Addressing reporters during one of a series of briefings held in the Puget Sound area in mid-June, Boeing vice president for the 737 Max return to service Mike Fleming expressed satisfaction with the performance of the airplane during flight testing. He noted that program members had nearly completed all engineering test points and nearly finished performance testing as well as testing of the new, heavier main landing gear. Crews have also flight-tested an enhanced angle-of-attack system on both test aircraft following the completion of various test points in the company’s engineering cab.
Fleming conceded, however, that whether or not the airplane gains type inspection authorization (TIA) in time for certification by the end of the year rests with the FAA’s approval of development assurance work, during which Boeing needs to complete items such as fault hazard analysis. “Once we get that information and provide it to the regulator and we get their buy-in, they’ll typically grant type inspection authorization, then we’ll go fly the airplane,” he explained, adding that the company has gotten “roughly halfway through” the process.
Despite the time pressure that resulted from the legislation known as the Aircraft Certification, Safety, and Accountability Act (ACSAA), Fleming stressed that Boeing will not rush through any of the required steps. Addressing a question about whether he personally thought Boeing would win certification by the end of the year, he answered, “it’s indeterminate.” Neither would he identify a time for when Boeing might have to ask for an extension of the cutoff date.
“I think, personally, this will sort itself out because we’re all trying to do the right thing,” said Fleming, referring to Boeing, the FAA, and Congress. “We believe the 737 is safe. We believe the crew alerting is safe. We believe the commonality is one of the key safety features of our family of the 737 airplane.”
The Boeing v-p did characterize the new regulatory regime as a challenge, however. “It’s taking longer to get approval on our documents than it has in the past,” he conceded. “There’s no secret about that. I think there’s a level of rigor on both sides in terms of going through these documents and making sure that we’ve got everything that’s in there. And I think that’s what makes it a little bit of a challenge for both us and the FAA…We’re sort of learning as we go here on all sides.”
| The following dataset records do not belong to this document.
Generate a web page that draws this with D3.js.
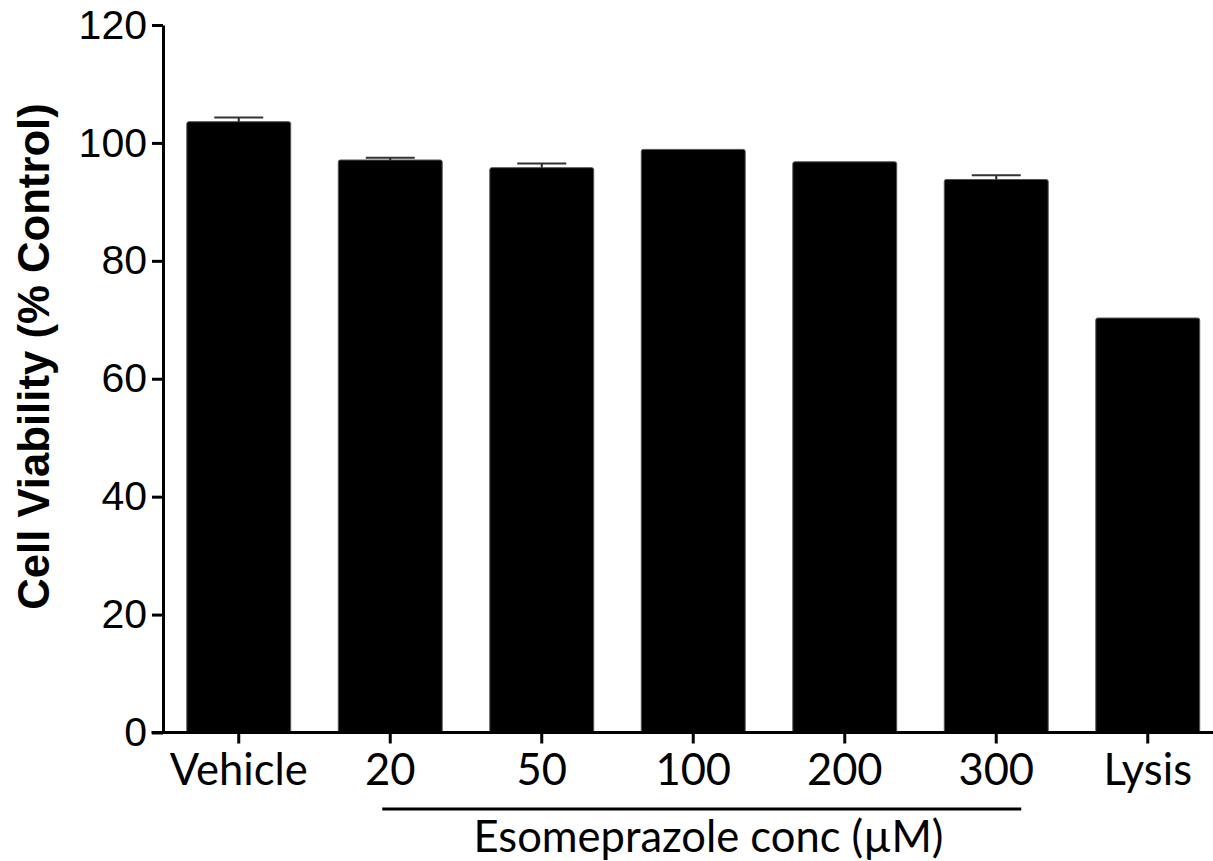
<!DOCTYPE html>
<html>
<head>
<meta charset="utf-8">
<script src="https://cdn.jsdelivr.net/npm/d3@7"></script>
<style>
  body { margin: 0; background: #fff; }
  svg { display: block; }
</style>
</head>
<body>
<script>
// values
const categories = ['Vehicle', '20', '50', '100', '200', '300', 'Lysis']
const viability = [103.6, 97.1, 95.8, 98.9, 96.8, 93.8, 70.3]
const sem = [0.7, 0.4, 0.7, 0, 0, 0.7, 0]
const yTicks = [0, 20, 40, 60, 80, 100, 120]
const groupStart = '20'
const groupEnd = '300'

const w = 1213
const h = 861

const data = categories.map((c, i) => ({ cat: c, value: viability[i], err: sem[i] }))

const svg = d3.select('body')
    .append('svg')
    .attr('width', w)
    .attr('height', h)

const x = d3.scaleBand()
    .domain(categories)
    .range([163, 1223.5])
    .paddingInner(0.314)
    .paddingOuter(0.157)

const y = d3.scaleLinear()
    .domain([0, 120])
    .range([732.5, 25])

// bars
svg.selectAll('rect.bar')
    .data(data)
    .enter()
    .append('rect')
    .attr('class', 'bar')
    .attr('x', d => x(d.cat))
    .attr('y', d => y(d.value))
    .attr('width', x.bandwidth())
    .attr('height', d => y(0) - y(d.value))
    .attr('rx', 2)
    .attr('fill', '#000')
    .attr('stroke', '#555')
    .attr('stroke-width', 1)

// upper error bars
const errs = svg.selectAll('g.err')
    .data(data.filter(d => d.err > 0))
    .enter()
    .append('g')
    .attr('class', 'err')

errs.append('line')
    .attr('x1', d => x(d.cat) + x.bandwidth() / 2)
    .attr('x2', d => x(d.cat) + x.bandwidth() / 2)
    .attr('y1', d => y(d.value))
    .attr('y2', d => y(d.value + d.err))
    .attr('stroke', '#222')
    .attr('stroke-width', 2)

errs.append('line')
    .attr('x1', d => x(d.cat) + x.bandwidth() / 2 - 24.5)
    .attr('x2', d => x(d.cat) + x.bandwidth() / 2 + 24.5)
    .attr('y1', d => y(d.value + d.err))
    .attr('y2', d => y(d.value + d.err))
    .attr('stroke', '#333')
    .attr('stroke-width', 2)

// y axis
const yAxis = d3.axisLeft(y)
    .tickValues(yTicks)
    .tickSize(11)
    .tickSizeOuter(0)
    .tickPadding(5)

const gy = svg.append('g')
    .attr('id', 'y-axis')
    .attr('transform', 'translate(163, 0)')
    .call(yAxis)

gy.select('.domain').attr('stroke', '#000').attr('stroke-width', 3)
gy.selectAll('.tick line').attr('stroke', '#000').attr('stroke-width', 3)
gy.selectAll('.tick text')
    .attr('fill', '#000')
    .style('font-family', '"Liberation Sans", Arial, sans-serif')
    .style('font-size', '41px')

// x axis
const xAxis = d3.axisBottom(x)
    .tickSize(11)
    .tickSizeOuter(0)

const gx = svg.append('g')
    .attr('id', 'x-axis')
    .attr('transform', `translate(0, ${y(0)})`)
    .call(xAxis)

gx.select('.domain').remove()
gx.selectAll('.tick line').attr('stroke', '#000').attr('stroke-width', 3)
gx.selectAll('.tick text')
    .attr('fill', '#000')
    .attr('y', 52)
    .attr('dy', 0)
    .style('font-family', 'Lato, "Open Sans", sans-serif')
    .style('font-size', '43.5px')

gx.append('line')
    .attr('x1', 151.5)
    .attr('x2', w)
    .attr('y1', 0)
    .attr('y2', 0)
    .attr('stroke', '#000')
    .attr('stroke-width', 3)

// y title
svg.append('text')
    .attr('transform', 'translate(49, 356.5) rotate(-90)')
    .attr('text-anchor', 'middle')
    .style('font-family', '"Liberation Sans", Arial, sans-serif')
    .style('font-weight', 'bold')
    .style('font-size', '43.7px')
    .text('Cell Viability (% Control)')

// treatment group bracket
const gx1 = x(groupStart) + x.bandwidth() / 2 - 8
const gx2 = x(groupEnd) + x.bandwidth() / 2 + 25

svg.append('line')
    .attr('x1', gx1)
    .attr('x2', gx2)
    .attr('y1', 809)
    .attr('y2', 809)
    .attr('stroke', '#000')
    .attr('stroke-width', 3)

svg.append('text')
    .attr('x', 708.5)
    .attr('y', 852)
    .attr('text-anchor', 'middle')
    .style('font-family', 'Lato, "Open Sans", sans-serif')
    .style('font-size', '43.5px')
    .text('Esomeprazole conc (µM)')
</script>
</body>
</html>
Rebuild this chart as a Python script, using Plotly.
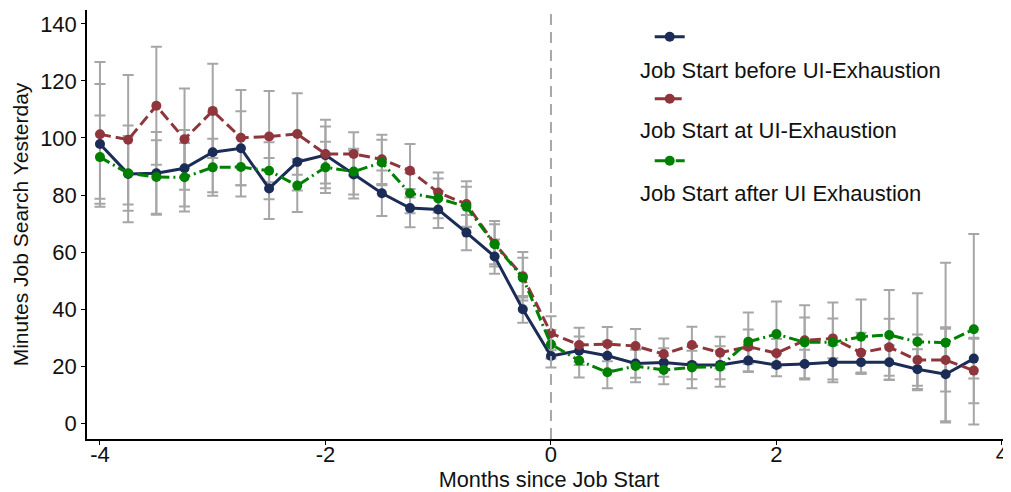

Of course, the more rigorous regulatory processes have not only affected the Max. The troubled 777X widebody, for example, won’t gain certification before 2025, some five years later than originally planned, due largely to the changes. However, Fleming wouldn’t attribute the delays solely to the new regulatory regime, adding that “different issues” had arisen. Although he did note the problems discovered with the GE9X engines in 2019 as one factor, he discussed few details for the latest of now four separate delays other than “technical things and documentation issues.”
Asked about a flight control problem on December 8, 2020, that led to an uncommanded pitch event, Fleming insisted the crew maintained control during the entire incident and that the company quickly understood the nature of the problem and solved it with a software change.
“There are always issues that you find on the airplane, any airplane, even after they're certified, and you go through the test program and you find things, and that's why you conduct test programs—to make sure that you go out and you find things,” he said.
“So I don't want to give anybody the impression here that we're pointing fingers at the regulatory process as being all driver of what's happening here…I would tell you that when moved the airplane program, it wasn’t just the regulatory environment. It did have to do with our ability to complete some of the work that we needed to do in that environment on the processes.”
Separately, Fleming reported that the smallest member of the 737 Max family, the Max 7, had completed flight testing last year but that Boeing continues to conduct documentation work to satisfy the ACSSA legislation. “We’re in the process of working through all of the documentation requirements to provide the FAA,” he noted. “Service ready activity is already underway and by virtue of the fact that it’s nearly identical to the 737-8 and -9, we expect it to go into service and perform just like [those airplanes].”